Painting Varnish: How It Changes Color, Gloss, and Depth

Painting Varnish and the Optical Structure of a Painting

Painting varnish is not merely a protective coating. It is an optical layer that alters surface reflection, color saturation, and perceived depth.

E. René de la Rie demonstrated in 1987 that two physical properties—molecular weight (MW) and refractive index (RI)—largely determine how a painting varnish affects appearance. Subsequent research in conservation science has expanded this understanding by examining the chemical architecture, thermal behavior, and solvent compatibility of modern low-molecular-weight (LMW) synthetic resins.

For professional artists and conservators, varnish selection is therefore a systems decision. It must balance optical performance, chemical stability, reversibility, and compatibility with underlying paint and inpainting layers.

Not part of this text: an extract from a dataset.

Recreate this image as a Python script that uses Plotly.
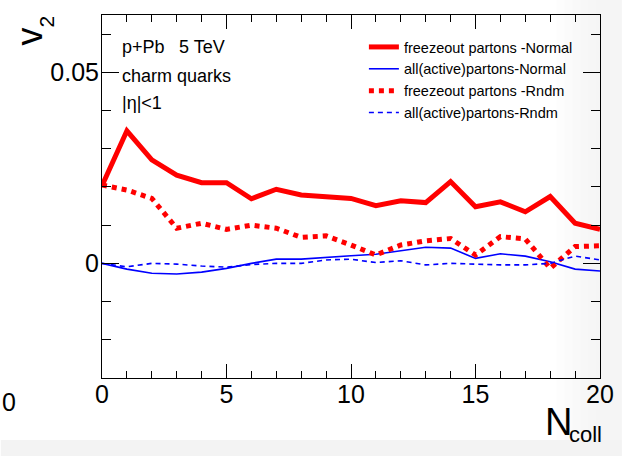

Traditional Natural Resin Varnish: Optical Strength, Chemical Instability

For centuries, natural resins such as dammar and mastic were the primary picture varnishes. These triterpenoid resins provide:

• Low molecular weight (Mn typically in the hundreds)
• High refractive index (approximately 1.53–1.55)
• Excellent surface leveling and strong gloss

Because of their low molecular weight, these resins remain fluid long enough during solvent evaporation to level surface irregularities before reaching the no-flow point. The resulting smooth film reduces diffuse surface scattering and increases specular reflection. Consequently, color saturation increases and dark passages deepen.

However, the same chemical structure that confers optical richness also facilitates rapid oxidative degradation. Natural resins oxidize, yellow, and embrittle. Their solubility profile changes over time, often necessitating removal and revarnishing. These inherent instabilities drove the search for synthetic alternatives.